Tampa, Florida - Florida Cancer Specialists & Research Institute LLC (FCS), an oncology group headquartered in Fort Myers, Florida, was charged with conspiring to allocate medical and radiation oncology treatments for cancer patients in Southwest Florida, the Department of Justice announced.  This charge is the first in the department’s ongoing investigation into market allocation in the oncology industry.

According to a one-count felony charge filed today in the U.S. District Court in Fort Myers, Florida, FCS participated in a criminal antitrust conspiracy with a competing oncology group in Collier, Lee, and Charlotte counties (Southwest Florida).  FCS and its co-conspirators agreed not to compete to provide chemotherapy and radiation treatments to cancer patients in Southwest Florida.  Beginning as early as 1999 and continuing until at least 2016, FCS entered into an illegal agreement that allocated chemotherapy treatments to FCS and radiation treatments to a competing oncology group.  This conspiracy allowed FCS to operate with minimal competition in Southwest Florida and limited valuable integrated care options and choices for cancer patients.  

The Antitrust Division also announced a deferred prosecution agreement (DPA) resolving the charge against FCS, under which the company admitted to conspiring to allocate chemotherapy and radiation treatments for cancer patients.  FCS has agreed to pay a $100 million criminal penalty —the statutory maximum— and to cooperate fully with the Antitrust Division’s ongoing investigation.  FCS has also agreed to maintain an effective compliance program designed to prevent and detect criminal antitrust violations.

“Today’s resolution, with one of the largest independent oncology groups in the United States, is a significant step toward ensuring that cancer patients in Southwest Florida are afforded the benefits of competition for life-saving treatments,” said Assistant Attorney General Makan Delrahim of the Department of Justice’s Antitrust Division.  “For almost two decades, FCS and its co-conspirators agreed to cheat by limiting treatment options available to cancer patients in order to line their pockets.  The Antitrust Division is continuing its investigation to ensure that all responsible participants are held accountable to the maximum extent possible.”

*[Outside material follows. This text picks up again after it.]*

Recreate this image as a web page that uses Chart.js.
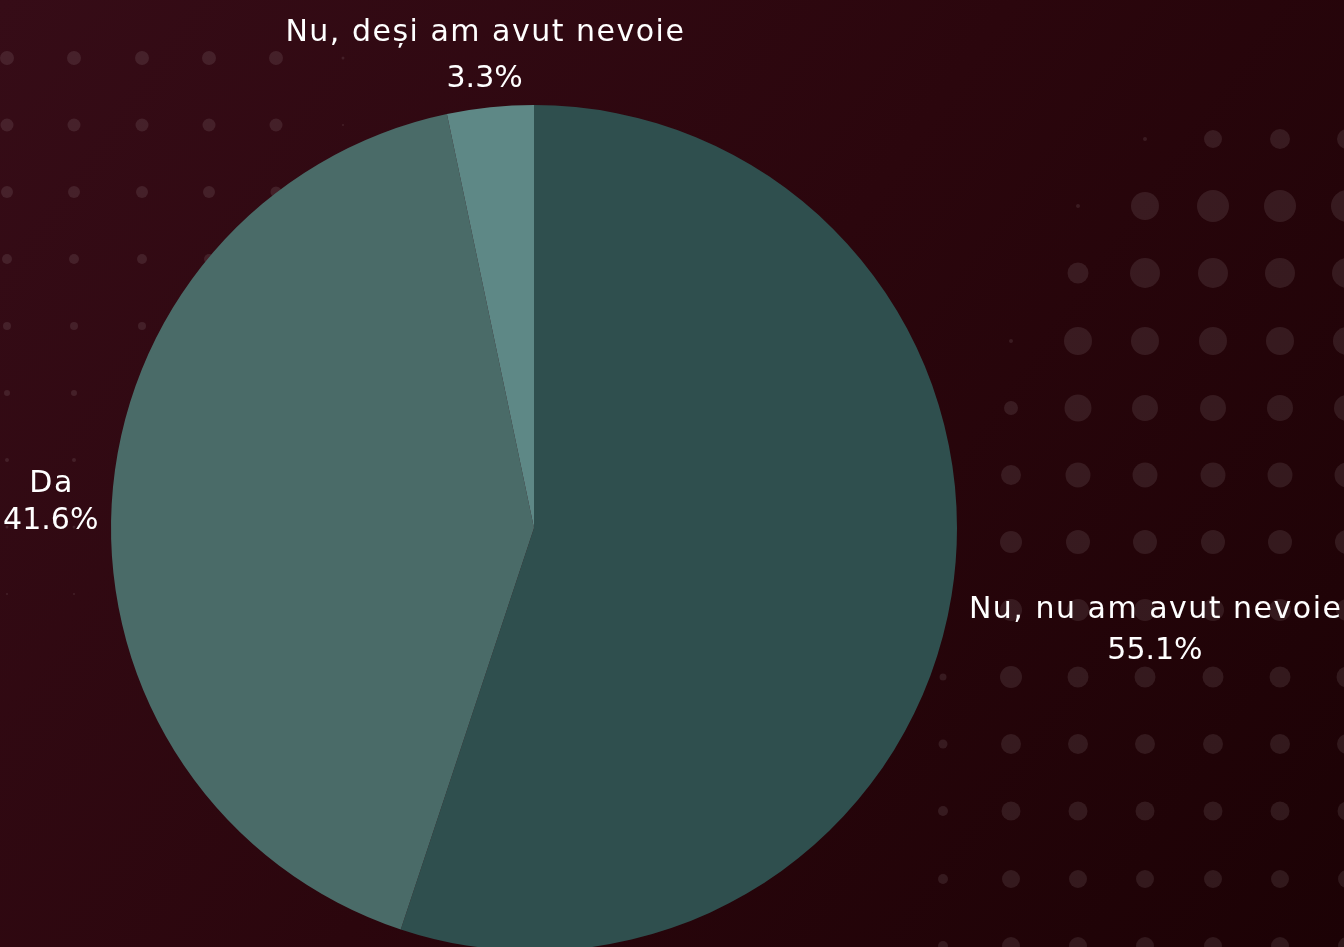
<!DOCTYPE html>
<html>
<head>
<meta charset="utf-8">
<script src="https://cdn.jsdelivr.net/npm/chart.js@4/dist/chart.umd.min.js"></script>
<style>
html,body{margin:0;padding:0;overflow:hidden;background:#2a060c;width:1344px;height:947px;}
canvas{display:block;}
</style>
</head>
<body>
<canvas id="c" width="1344" height="955"></canvas>
<script>
// ---- data ----
const categories = ["Nu, nu am avut nevoie", "Da", "Nu, deși am avut nevoie"];
const percentages = [55.1, 41.6, 3.3];
const valueLabels = ["55.1%", "41.6%", "3.3%"];

// ---- styling ----
const sliceColors = ["#2f4f4e", "#4a6b68", "#5e8886"];
const labelOffsets = [206, 61, 54];   // distance beyond the rim
const labelGaps = [41, 37, 46];       // gap between label lines
const labelShiftY = 2.5;
const labelFont = '400 30px "DejaVu Sans", sans-serif';

// decorative dot grids
const dotsLeftCols = [7, 74, 142, 209, 276, 343];
const dotsLeftRows = [58, 125, 192, 259, 326, 393, 460, 527, 594];
const dotsLeftR = [
  [7,7,7,7,7,1.5],
  [6.5,6.5,6.5,6.5,6.5,1],
  [6,6,6,6,5.5,0],
  [5,5,5,5,0,0],
  [4,4,4,0,0,0],
  [3,3,0,0,0,0],
  [2,2,0,0,0,0],
  [1.5,1.5,0,0,0,0],
  [1,1,0,0,0,0]
];
const dotsRightCols = [943, 1011, 1078, 1145, 1213, 1280, 1347];
const dotsRightRows = [139, 206, 273, 341, 408, 475, 542, 610, 677, 744, 811, 879, 946];
const dotsRightR = [
  [0,0,0,2,9,10,10],
  [0,0,2,14,16,16,16],
  [0,0,10.5,15,15,15,15],
  [0,2,14,14,14,14,14],
  [0,7,13.5,13,13,13,13],
  [0,10,12.5,12.5,12.5,12.5,12.5],
  [0,11,12,12,12,12,12],
  [2,11,11,11,11,11,11],
  [3.5,11,10.5,10.5,10.5,10.5,10.5],
  [4.5,10,10,10,10,10,10],
  [5,9.5,9.5,9.5,9.5,9.5,9.5],
  [5,9,9,9,9,9,9],
  [5,9,9,9,9,9,9]
];

const bgPlugin = {
  id: 'bg',
  beforeDraw(chart) {
    const ctx = chart.ctx, w = chart.width, h = chart.height;
    ctx.save();
    const g = ctx.createLinearGradient(0, 0, w, h);
    g.addColorStop(0, '#360c17');
    g.addColorStop(0.5, '#2b060d');
    g.addColorStop(1, '#1c0205');
    ctx.fillStyle = g;
    ctx.fillRect(0, 0, w, h);
    ctx.fillStyle = 'rgba(255,255,255,0.09)';
    const drawGrid = (cols, rows, rr) => {
      rows.forEach((y, i) => cols.forEach((x, j) => {
        const r = rr[i][j];
        if (r > 0) { ctx.beginPath(); ctx.arc(x, y, r, 0, Math.PI * 2); ctx.fill(); }
      }));
    };
    drawGrid(dotsLeftCols, dotsLeftRows, dotsLeftR);
    drawGrid(dotsRightCols, dotsRightRows, dotsRightR);
    ctx.restore();
  }
};

const labelPlugin = {
  id: 'outLabels',
  afterDatasetsDraw(chart) {
    const ctx = chart.ctx;
    const meta = chart.getDatasetMeta(0);
    ctx.save();
    ctx.font = labelFont;
    ctx.fillStyle = '#ffffff';
    ctx.textAlign = 'center';
    ctx.textBaseline = 'middle';
    meta.data.forEach((arc, i) => {
      const p = arc.getProps(['x', 'y', 'startAngle', 'endAngle', 'outerRadius'], true);
      const mid = (p.startAngle + p.endAngle) / 2;
      const d = p.outerRadius + labelOffsets[i];
      const cx = p.x + Math.cos(mid) * d;
      const cy = p.y + Math.sin(mid) * d + labelShiftY;
      if ('letterSpacing' in ctx) ctx.letterSpacing = '1.5px';
      ctx.fillText(categories[i], cx + 0.75, cy - labelGaps[i] / 2);
      if ('letterSpacing' in ctx) ctx.letterSpacing = '0px';
      ctx.fillText(valueLabels[i], cx, cy + labelGaps[i] / 2);
    });
    ctx.restore();
  }
};

new Chart(document.getElementById('c'), {
  type: 'pie',
  data: {
    labels: categories,
    datasets: [{
      data: percentages,
      backgroundColor: sliceColors,
      borderWidth: 0
    }]
  },
  options: {
    responsive: false,
    animation: false,
    layout: { padding: { left: 111, right: 387, top: 105, bottom: 4 } },
    plugins: { legend: { display: false }, tooltip: { enabled: false } }
  },
  plugins: [bgPlugin, labelPlugin]
});
</script>
</body>
</html>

“The FBI has no tolerance for medical providers who stand to profit by criminally exploiting cancer patients,” said Michael McPherson, Special Agent in Charge of the FBI’s Tampa Field Office.  “We will not turn a blind eye while executives pad their pockets to the detriment of vulnerable Americans.  We will use every tool at our disposal to ensure that the public has access to a competitive marketplace for healthcare.”

Additionally, the agreement includes a non-compete waiver aimed at increasing competition in the treatment of cancer patients in Southwest Florida.  Under the agreement’s terms, FCS has agreed not to enforce any non-compete provisions with its current or former oncologists or other employees who, during the term of the DPA, open or join an oncology practice in Southwest Florida.

This charge is the result of an ongoing federal antitrust investigation into market allocation and other anticompetitive conduct in the oncology industry, which is being conducted by the Antitrust Division and the FBI’s Tampa Field Office – Fort Meyers RA. 

The Florida Office of the Attorney General separately announced today that, in connection with its own independent investigation, FCS agreed to settle civil claims that it violated Florida antitrust laws.